Steps of Church Discipline
With an understanding of what church discipline is, when it is needed and the attitude needed to do it well, it’s time to get practical about how to properly do church discipline.
Whether you already think you have someone in mind who may need church discipline, or just want to better understand this function of the church, it is crucial that the process of church discipline is clearly understood and properly implemented. The stakes (the spiritual life or death of a fellow church member) are too high, and the potential for bad communication too evident for us to not take these steps seriously.
I want to lay out five steps for you today:
1. PERSONAL CONSIDERATION
Before even considering confronting another believer in their sin, the first step of church discipline is to honestly examine your own heart.
Only a self-disciplined believer— one who seeks the confrontation of God about their own sin—can have integrity and avoid hypocrisy in examining the sins of others.
So before approaching anyone else with sin, pray with the Psalmist David, “Create in me a clean heart, O God, and renew a right spirit within me” (Psalm 51:10). Once that right spirit can be found in you, you can be properly equipped to seek to restore the spirit of another.
2. PRIVATE CONVERSATION
With gentleness and humility, approach the believer you believe to be in sin privately. Jesus commanded this type of private conversation when he told his followers, “If your brother sins against you, go and tell him his fault, between you and him alone” (Matthew 18:15a).
Understand that this conversation will certainly not be easy, and you may not get the response you hoped for. But if the sin can be dealt with in private, and restoration can be accomplished, then a public exposure will only cause more damage.
Here are a few practical wisdoms for this private conversation:
Begin with affirmation. Preface your conversation with your love for this believer and communicate ways you have seen growth and development in their spiritual life. If the one being confronted understands that your intentions are good as you approach them in love, they will be more receptive to your rebukes.
Saturate your rebuke with Scripture. Make sure that you address this person with the Word of God, not your personal opinions or your own moral standards. Let God be the one to tell them they are wrong, not just you.
Commit to stay alongside them. This conversation should not be the end of this process for you; it is the beginning.

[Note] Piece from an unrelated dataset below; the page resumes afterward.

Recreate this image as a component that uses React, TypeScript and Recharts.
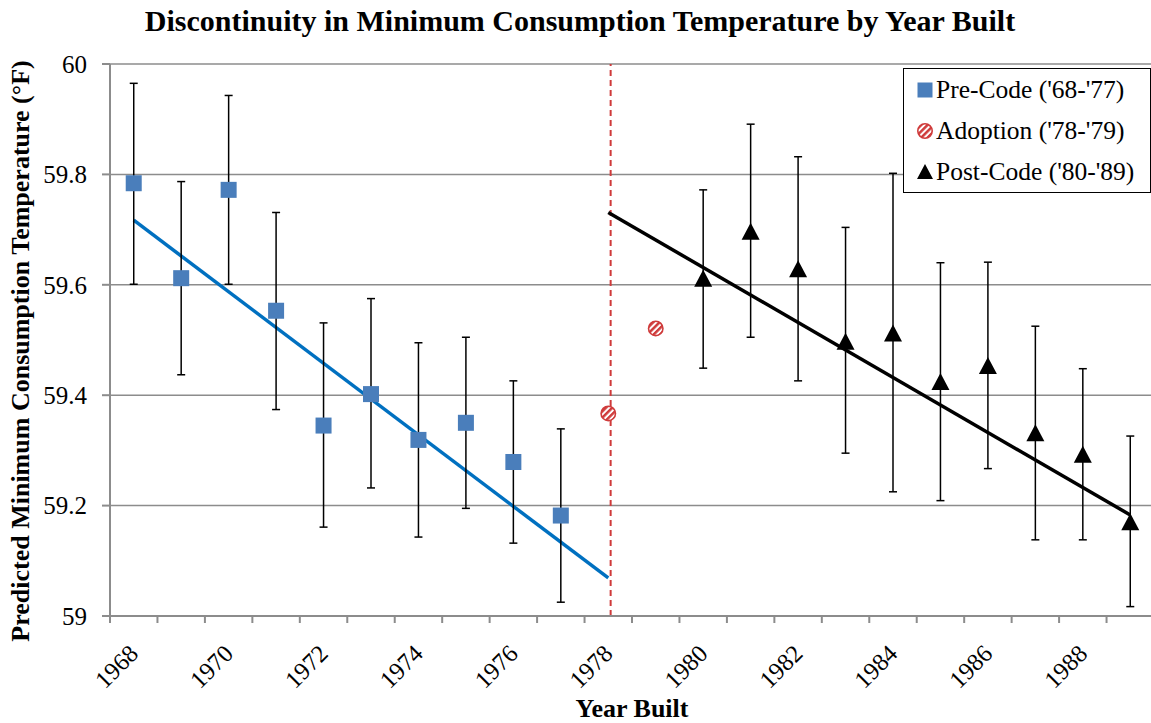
import React from 'react';
import {
  ComposedChart,
  CartesianGrid,
  Customized,
  ErrorBar,
  Legend,
  Line,
  ReferenceLine,
  Scatter,
  XAxis,
  YAxis,
} from 'recharts';

const FONT = 'Liberation Serif, serif';

const WIDTH = 1151;
const HEIGHT = 723;
const PLOT_LEFT = 110;
const PLOT_RIGHT = 1154;

// every year on the axis, labels only on even ones
const years = [
  1968, 1969, 1970, 1971, 1972, 1973, 1974, 1975, 1976, 1977, 1978,
  1979, 1980, 1981, 1982, 1983, 1984, 1985, 1986, 1987, 1988, 1989,
];
const yTicks = [59, 59.2, 59.4, 59.6, 59.8, 60];

const preYears = [1968, 1969, 1970, 1971, 1972, 1973, 1974, 1975, 1976, 1977];
const preValues = [59.784, 59.612, 59.772, 59.553, 59.345, 59.402, 59.319, 59.35, 59.279, 59.182];
const preHigh = [59.965, 59.787, 59.943, 59.731, 59.531, 59.575, 59.495, 59.505, 59.426, 59.339];
const preLow = [59.601, 59.437, 59.601, 59.374, 59.161, 59.232, 59.143, 59.195, 59.132, 59.025];

const adoptYears = [1978, 1979];
const adoptValues = [59.367, 59.521];

const postYears = [1980, 1981, 1982, 1983, 1984, 1985, 1986, 1987, 1988, 1989];
const postValues = [59.611, 59.696, 59.628, 59.497, 59.512, 59.424, 59.453, 59.331, 59.292, 59.17];
const postHigh = [59.772, 59.891, 59.832, 59.704, 59.802, 59.64, 59.641, 59.525, 59.448, 59.326];
const postLow = [59.449, 59.505, 59.426, 59.295, 59.225, 59.209, 59.267, 59.138, 59.138, 59.017];

// fitted lines either side of the code year
const preTrendYears = [1968, 1978];
const preTrendValues = [59.717, 59.069];
const postTrendYears = [1978, 1989];
const postTrendValues = [59.731, 59.183];

const CODE_YEAR = 1978.05;

const BLUE = '#4a7ebb';
const RED = '#cf3b3b';
const GRAY = '#8c8c8c';

const withErr = (ys: number[], vs: number[], hi: number[], lo: number[]) =>
  ys.map((year, i) => ({ year, value: vs[i], err: [vs[i] - lo[i], hi[i] - vs[i]] }));

const preData = withErr(preYears, preValues, preHigh, preLow);
const postData = withErr(postYears, postValues, postHigh, postLow);
const adoptData = adoptYears.map((year, i) => ({ year, value: adoptValues[i] }));
const preTrend = preTrendYears.map((year, i) => ({ year, value: preTrendValues[i] }));
const postTrend = postTrendYears.map((year, i) => ({ year, value: postTrendValues[i] }));

const xBounds = [...years.map((y) => y - 0.5), years[years.length - 1] + 0.5];
const STEP = (PLOT_RIGHT - PLOT_LEFT) / years.length;

function YearTick(props: any) {
  const { x, y, payload } = props;
  const year = payload.value + 0.5;
  if (year % 2 !== 0 || year > years[years.length - 1]) return null;
  const ax = x + STEP / 2 + 6;
  const ay = y + 30;
  return (
    <text
      x={ax}
      y={ay}
      textAnchor="end"
      transform={`rotate(-45, ${ax}, ${ay})`}
      style={{ fontFamily: FONT, fontSize: 24.5 }}
      fill="#000"
    >
      {year}
    </text>
  );
}

function Square(props: any) {
  const { cx, cy } = props;
  return <rect x={cx - 8} y={cy - 8} width={16} height={16} fill={BLUE} />;
}

function Triangle(props: any) {
  const { cx, cy } = props;
  return <path d={`M${cx},${cy - 9} L${cx + 9},${cy + 8} L${cx - 9},${cy + 8} Z`} fill="#000" />;
}

function HatchDefs({ id }: { id: string }) {
  return (
    <defs>
      <pattern id={id} width="4.5" height="4.5" patternUnits="userSpaceOnUse" patternTransform="rotate(45)">
        <rect width="4.5" height="4.5" fill="#fff" />
        <rect width="2.5" height="4.5" fill={RED} />
      </pattern>
    </defs>
  );
}

function Hatched(props: any) {
  const { cx, cy } = props;
  return (
    <g>
      <HatchDefs id="hatch-plot" />
      <circle cx={cx} cy={cy} r={7.2} fill="url(#hatch-plot)" stroke={RED} strokeWidth={1.6} />
    </g>
  );
}

const legendItems = [
  { label: "Pre-Code ('68-'77)", icon: 'square' },
  { label: "Adoption ('78-'79)", icon: 'hatch' },
  { label: "Post-Code ('80-'89)", icon: 'triangle' },
];

function LegendIcon({ kind }: { kind: string }) {
  return (
    <svg width={18} height={18} style={{ marginRight: 2, flexShrink: 0 }}>
      {kind === 'square' && <rect x={1.5} y={1.5} width={15} height={15} fill={BLUE} />}
      {kind === 'hatch' && (
        <>
          <HatchDefs id="hatch-legend" />
          <circle cx={9} cy={9} r={7.2} fill="url(#hatch-legend)" stroke={RED} strokeWidth={1.6} />
        </>
      )}
      {kind === 'triangle' && <path d="M9,1 L17,16 L1,16 Z" fill="#000" />}
    </svg>
  );
}

function renderLegend() {
  return (
    <div
      style={{
        boxSizing: 'border-box',
        width: 248,
        height: 125,
        border: '1.5px solid #000',
        background: '#fff',
        fontFamily: FONT,
        fontSize: 25.5,
        color: '#000',
        paddingLeft: 12,
      }}
    >
      {legendItems.map((it) => (
        <div key={it.label} style={{ display: 'flex', alignItems: 'center', height: 41, whiteSpace: 'nowrap' }}>
          <LegendIcon kind={it.icon} />
          <span>{it.label}</span>
        </div>
      ))}
    </div>
  );
}

function Titles() {
  return (
    <g style={{ fontFamily: FONT, fontWeight: 'bold' }} fill="#000">
      <text x={580} y={31} textAnchor="middle" style={{ fontSize: 30 }}>
        Discontinuity in Minimum Consumption Temperature by Year Built
      </text>
      <text x={632} y={717} textAnchor="middle" style={{ fontSize: 26 }}>
        Year Built
      </text>
      <text transform="translate(29, 351) rotate(-90)" textAnchor="middle" style={{ fontSize: 26 }}>
        Predicted Minimum Consumption Temperature (°F)
      </text>
    </g>
  );
}

export default function App() {
  return (
    <div style={{ position: 'fixed', left: 0, top: 0, width: WIDTH, height: HEIGHT, background: '#fff', fontFamily: FONT }}>
      <ComposedChart
        width={WIDTH}
        height={HEIGHT}
        margin={{ top: 64, right: WIDTH - PLOT_RIGHT, bottom: 0, left: 0 }}
        style={{ fontFamily: FONT }}
      >
        <CartesianGrid vertical={false} stroke={GRAY} strokeWidth={1.5} />
        <XAxis
          type="number"
          dataKey="year"
          domain={[xBounds[0], xBounds[xBounds.length - 1]]}
          ticks={xBounds}
          interval={0}
          tick={<YearTick />}
          tickSize={7}
          height={107}
          stroke={GRAY}
          axisLine={{ stroke: GRAY, strokeWidth: 2 }}
          tickLine={{ stroke: GRAY, strokeWidth: 2 }}
          allowDataOverflow
        />
        <YAxis
          type="number"
          domain={[59, 60]}
          ticks={yTicks}
          interval={0}
          width={PLOT_LEFT}
          tickSize={8}
          tickMargin={15}
          tickFormatter={(v: number) => String(Number(v.toFixed(1)))}
          tick={{ fontFamily: FONT, fontSize: 25, fill: '#000', style: { fontFamily: FONT } }}
          axisLine={{ stroke: GRAY, strokeWidth: 2 }}
          tickLine={{ stroke: GRAY, strokeWidth: 2 }}
        />
        <ReferenceLine x={CODE_YEAR} stroke={RED} strokeWidth={2} strokeDasharray="6 4" />
        <Line
          data={preTrend}
          dataKey="value"
          type="linear"
          stroke="#0070c0"
          strokeWidth={3.5}
          dot={false}
          activeDot={false}
          legendType="none"
          isAnimationActive={false}
        />
        <Line
          data={postTrend}
          dataKey="value"
          type="linear"
          stroke="#000"
          strokeWidth={3.5}
          dot={false}
          activeDot={false}
          legendType="none"
          isAnimationActive={false}
        />
        <Scatter data={preData} dataKey="value" name="Pre-Code ('68-'77)" shape={<Square />} isAnimationActive={false}>
          <ErrorBar dataKey="err" direction="y" width={4} stroke="#000" strokeWidth={1.5} />
        </Scatter>
        <Scatter data={adoptData} dataKey="value" name="Adoption ('78-'79)" shape={<Hatched />} isAnimationActive={false} />
        <Scatter data={postData} dataKey="value" name="Post-Code ('80-'89)" shape={<Triangle />} isAnimationActive={false}>
          <ErrorBar dataKey="err" direction="y" width={4} stroke="#000" strokeWidth={1.5} />
        </Scatter>
        <Legend
          layout="vertical"
          align="center"
          verticalAlign="middle"
          wrapperStyle={{ top: 68, left: 903, width: 248 }}
          content={renderLegend}
        />
        <Customized component={Titles} />
      </ComposedChart>
    </div>
  );
}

Commit to pray, encourage, and disciple this person, and be alongside them until they are restored.
3. PRIVATE CORROBORATION
If your private confrontation is met with denial, or refusal to repent, other mature believers must be brought into the process.

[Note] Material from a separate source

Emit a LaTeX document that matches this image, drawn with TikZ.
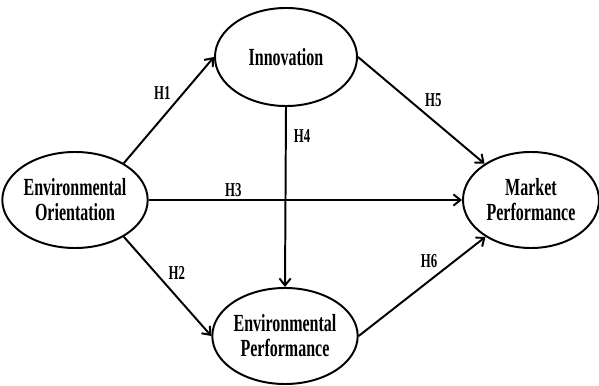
\documentclass[tikz,border=0pt]{standalone}
\usepackage{amsmath,amsfonts,amssymb}
\usepackage{fontspec}
\setmainfont{Liberation Serif}[FakeStretch=0.65]
\usepackage{tikz}
\usetikzlibrary{arrows.meta,shapes.geometric}

\begin{document}
\begin{tikzpicture}[x=0.025cm, y=-0.025cm, auto,
		var_style/.style={ellipse,draw=black,line width=1.4pt,fill=white,inner sep=0pt,
			minimum width=3.5cm,minimum height=2.4cm,align=center,
			font=\fontsize{17.5}{17.7}\selectfont\bfseries},
		edge_style/.style={draw=black,line width=1.4pt,-{Straight Barb[length=5pt,width=8pt]}},
		hyp_style/.style={font=\fontsize{14}{14}\selectfont\bfseries,inner sep=2pt}]
		
		\useasboundingbox (0,0) rectangle (599,386);
		
		\node[var_style] (n0) at (75,200)  {Environmental\\Orientation};
		\node[var_style,minimum width=3.55cm,minimum height=2.45cm] (n1) at (286,57)  {Innovation};
		\node[var_style] (n2) at (285,336)  {Environmental\\Performance};
		\node[var_style,minimum width=3.4cm] (n3) at (531,200)  {Market\\Performance};
		
		\draw  (n0.37) edge[edge_style] node[hyp_style,pos=0.56]{H1} (n1.west);
		\draw  (n0.-37) edge[edge_style] node[hyp_style,pos=0.47]{H2} (n2.west);
		\draw  (n0.east) edge[edge_style] node[hyp_style,pos=0.27]{H3} (n3.west);
		\draw  (n1.south) edge[edge_style] node[hyp_style,pos=0.16,inner sep=5pt]{H4} (n2.north);
		\draw  (n1.east) edge[edge_style] node[hyp_style,pos=0.5]{H5} (n3.142);
		\draw  (n2.east) edge[edge_style] node[hyp_style,pos=0.65]{H6} (n3.219);
		
\end{tikzpicture}
\end{document}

Through phone calls, emails, or face-to-face conversations, the facts of the sin need to be corroborated, concerns can be shared and calls for repentance given to the one in sin. The importance of multiple believers involved in this process cannot be overstated. With this step, the unrepentant person will have no excuse to think you are singling them out or judging them personally; they will see that many in the church community are seeing the same problem and are taking it seriously.
4. PUBLIC CONFRONTATION
Notice, this fourth step is the first public step of church discipline. It is only after repeated failed attempts from multiple mature believers to create private repentance and restoration that now the name of the person is stated publicly before the entire congregation.
This public announcement should only come after prayer, discussion, and a unanimous vote from church leadership. This is not something to be taken lightly, the shame and resentment that can come from having your sins publicly announced is not an easy thing to wrestle with. This should be the culmination of a long process, full of prayer, discussion, and seeking the Scriptures.

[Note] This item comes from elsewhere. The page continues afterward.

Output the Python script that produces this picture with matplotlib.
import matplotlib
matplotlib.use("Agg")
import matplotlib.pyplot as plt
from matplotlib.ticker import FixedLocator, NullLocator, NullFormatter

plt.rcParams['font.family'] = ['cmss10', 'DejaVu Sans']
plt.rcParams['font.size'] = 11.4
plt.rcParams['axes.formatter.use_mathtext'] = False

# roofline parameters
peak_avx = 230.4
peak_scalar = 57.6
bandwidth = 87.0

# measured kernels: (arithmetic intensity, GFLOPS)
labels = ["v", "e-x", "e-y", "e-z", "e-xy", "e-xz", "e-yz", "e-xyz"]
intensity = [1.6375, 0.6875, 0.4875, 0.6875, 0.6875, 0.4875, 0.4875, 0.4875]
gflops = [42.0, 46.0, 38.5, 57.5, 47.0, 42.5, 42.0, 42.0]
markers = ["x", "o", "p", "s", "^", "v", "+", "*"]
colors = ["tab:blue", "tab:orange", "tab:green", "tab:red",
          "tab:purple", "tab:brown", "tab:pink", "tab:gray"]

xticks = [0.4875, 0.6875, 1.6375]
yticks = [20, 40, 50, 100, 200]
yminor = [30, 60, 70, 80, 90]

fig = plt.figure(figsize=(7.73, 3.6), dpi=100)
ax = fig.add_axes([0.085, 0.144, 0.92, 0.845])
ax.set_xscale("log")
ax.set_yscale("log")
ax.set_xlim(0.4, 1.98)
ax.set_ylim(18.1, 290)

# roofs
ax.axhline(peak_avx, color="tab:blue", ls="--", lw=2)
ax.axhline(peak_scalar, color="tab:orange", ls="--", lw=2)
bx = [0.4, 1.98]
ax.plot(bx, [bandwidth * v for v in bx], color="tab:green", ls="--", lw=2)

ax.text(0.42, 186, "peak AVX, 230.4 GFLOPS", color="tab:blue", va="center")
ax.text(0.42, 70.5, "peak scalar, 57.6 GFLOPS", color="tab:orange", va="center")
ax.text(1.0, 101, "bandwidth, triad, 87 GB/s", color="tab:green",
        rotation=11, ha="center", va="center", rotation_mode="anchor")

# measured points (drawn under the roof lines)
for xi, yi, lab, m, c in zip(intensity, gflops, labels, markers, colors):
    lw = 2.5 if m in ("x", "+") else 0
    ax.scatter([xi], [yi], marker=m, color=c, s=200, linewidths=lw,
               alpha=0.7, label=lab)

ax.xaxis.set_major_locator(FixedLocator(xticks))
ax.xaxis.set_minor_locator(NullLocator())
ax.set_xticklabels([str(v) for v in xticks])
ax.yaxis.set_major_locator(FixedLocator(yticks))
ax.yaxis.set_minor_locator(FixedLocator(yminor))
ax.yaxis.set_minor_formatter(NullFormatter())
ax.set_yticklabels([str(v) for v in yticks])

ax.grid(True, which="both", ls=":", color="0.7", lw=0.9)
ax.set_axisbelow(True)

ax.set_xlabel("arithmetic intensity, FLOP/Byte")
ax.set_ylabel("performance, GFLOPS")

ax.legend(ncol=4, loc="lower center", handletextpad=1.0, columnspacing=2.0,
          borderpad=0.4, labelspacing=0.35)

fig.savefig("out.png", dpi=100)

The purpose of this public announcement is not for judgment, or for every single member of the church to confront this person; it is a call to prayer for the body. The unified body now begins to pray for repentance and restoration for this individual, and the body commits to unconditionally support and welcome this believer back into the fellowship when the repent.
Does this mean that every time church leaders find out someone has sinned, they should say their name in the worship service? Well, if that was the case, there would hardly be time for any preaching or singing!
Every member of the congregation sins every day, and the body will contain hundreds of sins every week; but this sin is being identified publicly because the sinner remains unrepentant.
After the announcement, it is the responsibility of the elders to warn the sinning believer that unless repentance becomes evident, the next step for the body is excommunication.
5. PUBLIC CONDEMNATION
This most extreme step, the “nuclear option” of church discipline, is only used when every other means of reaching this person has been exhausted.
Now, with clarity that this unrepentant sinner has chosen union with sin over fellowship with the body, the church must remove that believer from their fellowship. Jesus said, “If [the unrepentant one] refused to listen to them. . .let him be to you as a Gentile” (Matthew 18:17a).
Most churches refuse to take this final step when it is needed because they fail to see how by trying to be “inclusive” and “loving,” they are harming the entire body.
The church is not in the business of subsidizing sinning saints, continuing to support and welcome unrepentant people into the fellowship.
Like the prodigal son in Jesus’ parable, sometimes it takes the filth of a pig stye to wake someone up to their plight and give them a desire to be restored.
But while the church may give up on the fellowship with this person, they should never give up on praying for them.
No one is beyond God’s reach, no one is past his mercy, and excommunication from the body is never a permanent decision.